The Australian Society for the Study of Labour History joins with other concerned organisations and individuals in condemning the federal government’s university funding proposals. These proposed changes are yet another diminution of government support for higher education that risks eroding its overall quality.
The package also represents a continuing failure to provide adequate support for the university sector at a time when it is under unprecedented pressure due to the COVID-19 pandemic and large numbers of jobs are at risk.
The proposals reduce the total level of public funding per student for teaching while doing nothing to improve or even maintain the quality of higher education.

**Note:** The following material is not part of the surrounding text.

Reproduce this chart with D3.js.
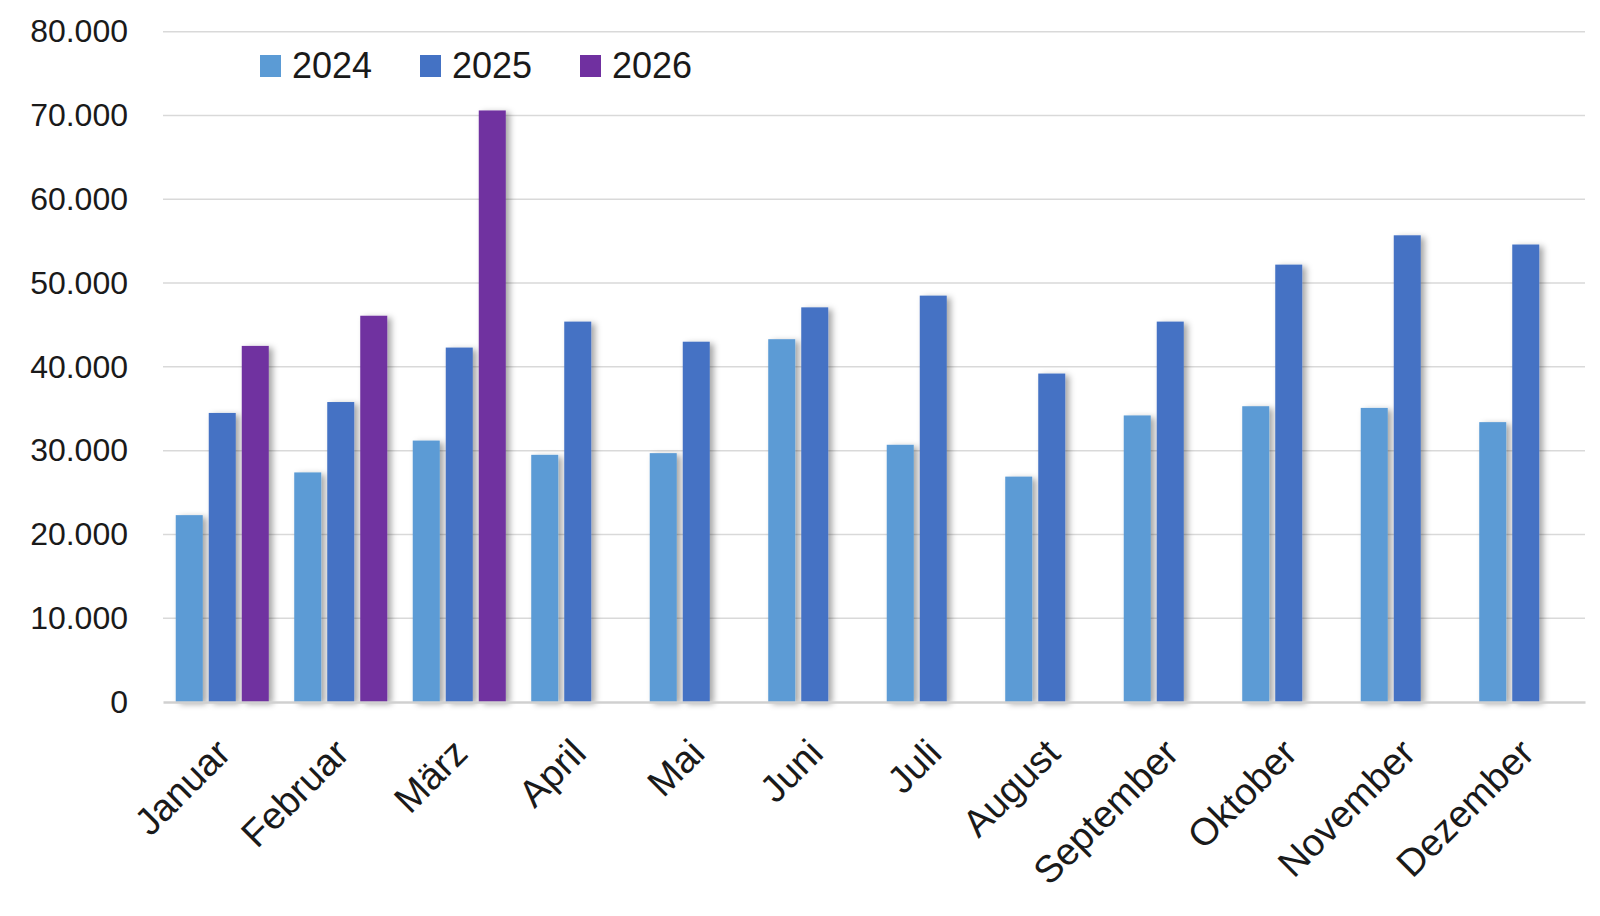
<!DOCTYPE html>
<html>
<head>
<meta charset="utf-8">
<script src="https://cdn.jsdelivr.net/npm/d3@7"></script>
<style>
  body { margin: 0; background: #fff; }
  svg { display: block; font-family: "Liberation Sans", Arial, sans-serif; }
</style>
</head>
<body>
<svg width="1600" height="916"></svg>
<script>
const months = ["Januar", "Februar", "März", "April", "Mai", "Juni", "Juli", "August", "September", "Oktober", "November", "Dezember"];
const seriesNames = ["2024", "2025", "2026"];
const values2024 = [22300, 27400, 31200, 29500, 29700, 43300, 30700, 26900, 34200, 35300, 35100, 33400];
const values2025 = [34500, 35800, 42300, 45400, 43000, 47100, 48500, 39200, 45400, 52200, 55700, 54600];
const values2026 = [42500, 46100, 70600, null, null, null, null, null, null, null, null, null];
const yTicks = [0, 10000, 20000, 30000, 40000, 50000, 60000, 70000, 80000];

const svg = d3.select("svg");
const margin = { top: 31.7, right: 15, bottom: 214, left: 163 };
const width = +svg.attr("width") - margin.left - margin.right;
const height = +svg.attr("height") - margin.top - margin.bottom;

const color = d3.scaleOrdinal()
  .domain(seriesNames)
  .range(["#5B9BD5", "#4472C4", "#7030A0"]);

// drop shadow for the bars
const defs = svg.append("defs");
defs.append("filter")
  .attr("id", "shadow")
  .attr("x", "-30%").attr("y", "-10%")
  .attr("width", "180%").attr("height", "130%")
  .append("feDropShadow")
  .attr("dx", 4).attr("dy", 2)
  .attr("stdDeviation", 3)
  .attr("flood-color", "#000")
  .attr("flood-opacity", 0.35);

const chart = svg.append("g").attr("transform", `translate(${margin.left},${margin.top})`);

const x0 = d3.scaleBand()
  .domain(months)
  .range([0, width])
  .paddingInner(0.215)
  .paddingOuter(0.1075);

const x1 = d3.scaleBand()
  .domain(seriesNames)
  .range([0, x0.bandwidth()])
  .paddingInner(0.182);

const y = d3.scaleLinear()
  .domain([0, 80000])
  .range([height, 0]);

const de = d3.formatLocale({ decimal: ",", thousands: ".", grouping: [3], currency: ["", " €"] });
const fmt = de.format(",d");

// Gridlines
chart.append("g")
  .selectAll("line")
  .data(yTicks.filter(d => d > 0))
  .join("line")
  .attr("x1", 0)
  .attr("x2", width)
  .attr("y1", d => y(d))
  .attr("y2", d => y(d))
  .attr("stroke", "#D9D9D9")
  .attr("stroke-width", 1.5);

// Y axis labels
const yAxis = chart.append("g")
  .call(d3.axisLeft(y).tickValues(yTicks).tickFormat(fmt).tickSize(0).tickPadding(35));
yAxis.select(".domain").remove();
yAxis.selectAll("text")
  .attr("font-size", 32)
  .attr("font-family", "Liberation Sans, Arial, sans-serif")
  .attr("fill", "#1a1a1a");

// Bars
const data = months.map((m, i) => ({
  month: m,
  values: [
    { key: "2024", value: values2024[i] },
    { key: "2025", value: values2025[i] },
    { key: "2026", value: values2026[i] }
  ].filter(d => d.value != null)
}));

chart.append("g")
  .selectAll("g")
  .data(data)
  .join("g")
  .attr("transform", d => `translate(${x0(d.month)},0)`)
  .selectAll("rect")
  .data(d => d.values)
  .join("rect")
  .attr("x", d => x1(d.key))
  .attr("y", d => y(d.value))
  .attr("width", x1.bandwidth())
  .attr("height", d => height - y(d.value))
  .attr("fill", d => color(d.key))
  .attr("filter", "url(#shadow)");

// X axis baseline + labels
const xAxis = chart.append("g")
  .attr("transform", `translate(0,${height})`)
  .call(d3.axisBottom(x0).tickSize(0).tickPadding(0));
xAxis.select(".domain")
  .attr("stroke", "#D0D0D0")
  .attr("stroke-width", 2.5);
xAxis.selectAll("text")
  .attr("font-size", 38)
  .attr("font-family", "Liberation Sans, Arial, sans-serif")
  .attr("fill", "#1a1a1a")
  .attr("text-anchor", "end")
  .attr("dy", "0.35em")
  .attr("transform", "translate(1,44) rotate(-45)");

// Legend
const legend = svg.append("g")
  .attr("transform", "translate(260,55)");

seriesNames.forEach((s, i) => {
  const row = legend.append("g")
    .attr("transform", `translate(${i * 160},0)`);
  row.append("rect")
    .attr("width", 21)
    .attr("height", 22)
    .attr("fill", color(s));
  row.append("text")
    .attr("x", 32)
    .attr("y", 23)
    .attr("font-size", 36)
    .attr("fill", "#1a1a1a")
    .text(s);
});
</script>
</body>
</html>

The government has also falsely presented subjects such as history, with its exemplary record of educating students for citizenship and employment, as lacking ‘job-relevance’. And, in an effort to direct students to other fields, the package withdraws almost all government support for most humanities subjects including history, thereby greatly increasing the cost of such courses to students.
The increased costs will potentially discourage students from working-class, First Nations and culturally and linguistically diverse backgrounds from taking up studies that have, historically, been transformative for both the students and the humanities and social sciences disciplines themselves.
The Society demands that the federal government abandon this poorly conceived proposal and calls on other federal parliamentarians to oppose its passage through the parliament. It also invites all organisations in Australia representing history, the humanities and the social sciences to join with the Society in campaigning against this destructive policy.